The pixels at the periphery of the text are partially inside the text and partially outside. The renderer knows as much as:

  • the light blue covers the whole pixel
  • the purple gradient covers part of the pixel and goes over the light blue
  • the yellow covers part of the pixel and goes over everything else

The purple and yellow actually cover the same part, but the renderers in browsers don’t know that. So it ends up drawing a pixel that’s combination of all three, even though there ought to be no purple. I wrote an article about this once.

https://wh0.github.io/2019/11/05/rasterization.html


What would be good is if we could have the purple layer not draw the text corresponding to those links, then the browser would only have to blend light blue and yellow.

But the text also kiiinda needs to be there, so that the text layout remains the same.

A modified version of the header with the linked words simply removed from the gradient layer.

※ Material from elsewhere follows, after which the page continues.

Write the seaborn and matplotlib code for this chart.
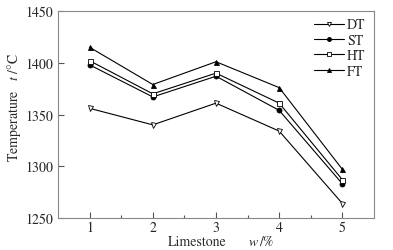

No problem, right? Invisible text is how they make the colored links layer line up. They just set the text color to transparent.

image

Styling used in the colored links layer. More CSS makes the links have color other than transparent.

But there’s no such luck doing the same there here. The gradient text is done by using a background gradient with background-clip: text, and with the text already transparent (i.e. thus not contributing any additional color to the background gradient).

image
Styling of the gradient layer. I’m guessing they use -webkit-text-fill-color instead of color so that a reasonable color can be set for graceful degradation.

What turns out to be just right is visibility: hidden. As MDN describes it,

The visibility CSS property shows or hides an element without changing the layout of a document.

The gradient layer with linked words hidden using visibility: hidden.

Full composition.

image

Enlarged view of “WebXR” link, rendered in Firefox on Windows.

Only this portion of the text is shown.